Inslee highlighted the following activities related to a circular economy in the Evergreen State:

  • The NextCycle Washington Circular Accelerator launched in 2022 to give seed funding and developmental support for early-stage companies advancing circular solutions.
  • Washington has passed extended producer responsibility (EPR) laws making businesses responsible for helping to manage waste from the electronics, pharmaceuticals, batteries and paint they sell. Inslee encouraged the audience to revive the “granddaddy” or “grandmother” of an EPR law, the Washington Recycling And Packaging Act (WRAP) Act. The bill, which would have established a 10-cent container deposit and made packaging brands, retailers and manufacturers pay toward residential packaging and paper recycling services across the state, failed to move forward this spring. EPR laws have passed recently in Maine, California, Colorado and Oregon. They are intended to incentivize companies to produce less packaging material while shifting the responsibility for recycling away from consumers.
  • Next year, a new Center for Sustainable Food Management will open to divert excess food from businesses to organizations that distribute it to people in need.
  • The Washington Recycling Development Center kicked off in 2019 to clean up waste streams and boost recycling markets after China began refusing to buy recyclable materials from abroad. The state’s recycling rate has held steady at close to 50 percent for about a decade. (The national average, according to 2018 figures from the U.S. Environmental Protection Agency, is 32 percent.)

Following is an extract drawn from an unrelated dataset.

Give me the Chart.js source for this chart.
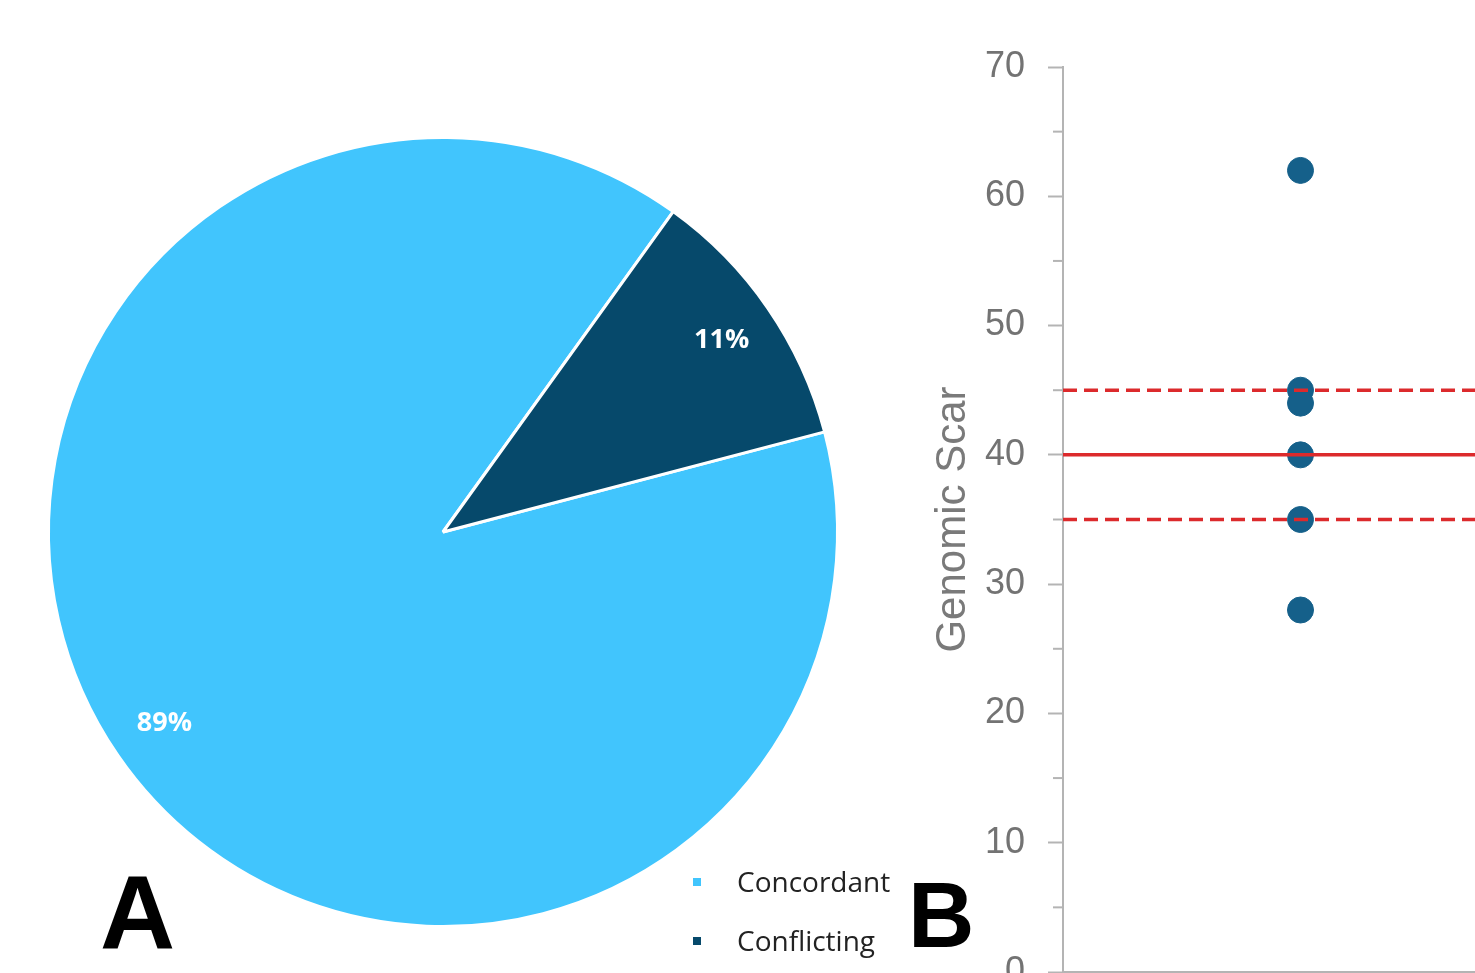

  • A cap-and-invest package, passed in 2021, sets the state on course to net-zero CO2 emissions by 2050. It includes a low carbon fuel standard and a central ban on a new introduction of natural gas infrastructure. Inslee urged Circularity 23 attendees to support similar rules in other states. “There’s a law in physics — when you’re in a hole, stop digging,” he said. “We should not be hooking more things up to dirty gas in this state and in this country.”

In Inslee’s presidential bid, the four pillars of “Jay’s Climate Mission” included powering the economy with clean energy; investing in “good jobs, infrastructure and innovation,” “fighting for environmental justice and economic inclusion” and “ending fossil fuel giveaways.” He has been acknowledged for early and consistent advocacy around climate action and environmental justice. Inslee’s book, “Apollo’s Fire: Igniting America’s Clean Energy Economy,” came out in 2009.